Personal foibles aside, Kendall’s accomplishments in the classroom at Yale and the University of Dallas, in the pages of the biggest little magazine of the twentieth century, and as a Cold War propagandist and secret agent in the employ of the federal government merit this book-length history. He enjoyed an important if brief career in intelligence (including the fledgling Central Intelligence Agency) in which he helped end Soviet spy Maurice Halperin’s career in the federal government. His philosophy favoring majorities over elites today finds expression among conservatives lamenting judicial overreach and bureaucratic governance.
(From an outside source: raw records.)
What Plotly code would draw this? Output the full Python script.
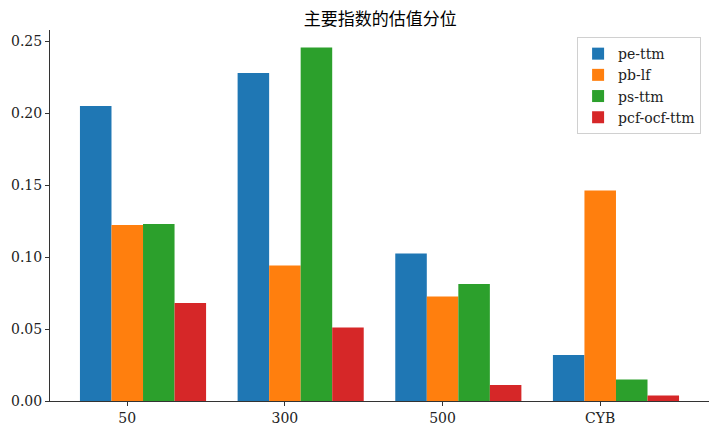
import plotly.graph_objects as go

categories = ["50", "300", "500", "CYB"]
series_names = ["pe-ttm", "pb-lf", "ps-ttm", "pcf-ocf-ttm"]
pe_ttm = [0.2049, 0.2278, 0.1024, 0.0319]
pb_lf = [0.1222, 0.0941, 0.0726, 0.1462]
ps_ttm = [0.1229, 0.2455, 0.0813, 0.0149]
pcf_ocf_ttm = [0.0680, 0.0510, 0.0111, 0.0038]
colors = ["#1f77b4", "#ff7f0e", "#2ca02c", "#d62728"]

series = [pe_ttm, pb_lf, ps_ttm, pcf_ocf_ttm]
width = 0.2
idx = list(range(len(categories)))

fig = go.Figure()
for k, (name, vals, col) in enumerate(zip(series_names, series, colors)):
    fig.add_trace(go.Bar(
        x=idx, y=vals, name=name,
        width=width, offset=-1.5 * width + k * width,
        marker=dict(color=col, line=dict(width=0)),
    ))

serif = "DejaVu Serif, serif"
fig.update_layout(
    width=720, height=432,
    barmode="overlay",
    plot_bgcolor="white", paper_bgcolor="white",
    margin=dict(l=50, r=11, t=30, b=31, autoexpand=False),
    title=dict(text="主要指数的估值分位", x=0.528, xanchor="center", y=0.956, yanchor="middle",
               font=dict(family="Noto Sans CJK SC", size=17, color="#000")),
    font=dict(family=serif, size=14, color="#222"),
    showlegend=True,
    legend=dict(x=0.988, y=0.981, xanchor="right", yanchor="top",
                bgcolor="rgba(255,255,255,0.8)", bordercolor="#d0d0d0", borderwidth=1,
                font=dict(family=serif, size=14), tracegroupgap=0, itemwidth=30),
    xaxis=dict(range=[-0.49, 3.69], tickvals=idx, ticktext=categories, automargin=False,
               showgrid=False, zeroline=False, showline=True, linecolor="#333", linewidth=1,
               ticks="outside", ticklen=4, tickcolor="#333", tickfont=dict(family=serif, size=14)),
    yaxis=dict(range=[0, 0.2577], tickvals=[0, 0.05, 0.10, 0.15, 0.20, 0.25], tickformat=".2f",
               automargin=False,
               showgrid=False, zeroline=False, showline=True, linecolor="#333", linewidth=1,
               ticks="outside", ticklen=4, tickcolor="#333", tickfont=dict(family=serif, size=14)),
)
fig.write_html("out.html", config={"displayModeBar": False},
               post_script="document.body.style.margin='0';document.body.style.padding='0';")
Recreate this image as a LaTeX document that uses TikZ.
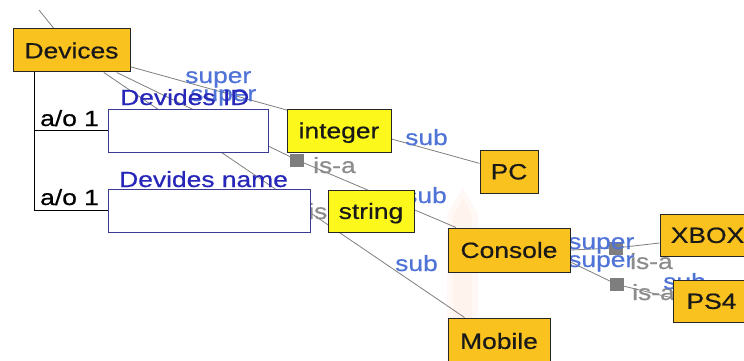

Owen sums up Kendall’s approach to his animating idea thusly: “Anyone who challenged the sovereignty of the people risked his learned and ferocious wrath.” He observes that “reading Kendall is instructive precisely because his ideas do not lend themselves to simplistic summary or easy left-right dichotomy.” Ever the contrarian, even among the contrarians associated with National Review, the Okie intellectual voted for Lyndon Johnson in 1964 after supporting John F. Kennedy and Harry Truman earlier.
Most important, Kendall, a man despised by so many colleagues, earned the devotion of his students, many of whom provided a substantial return on his investment in them. Appropriately, his grave features a one-word epitaph: “Teacher.”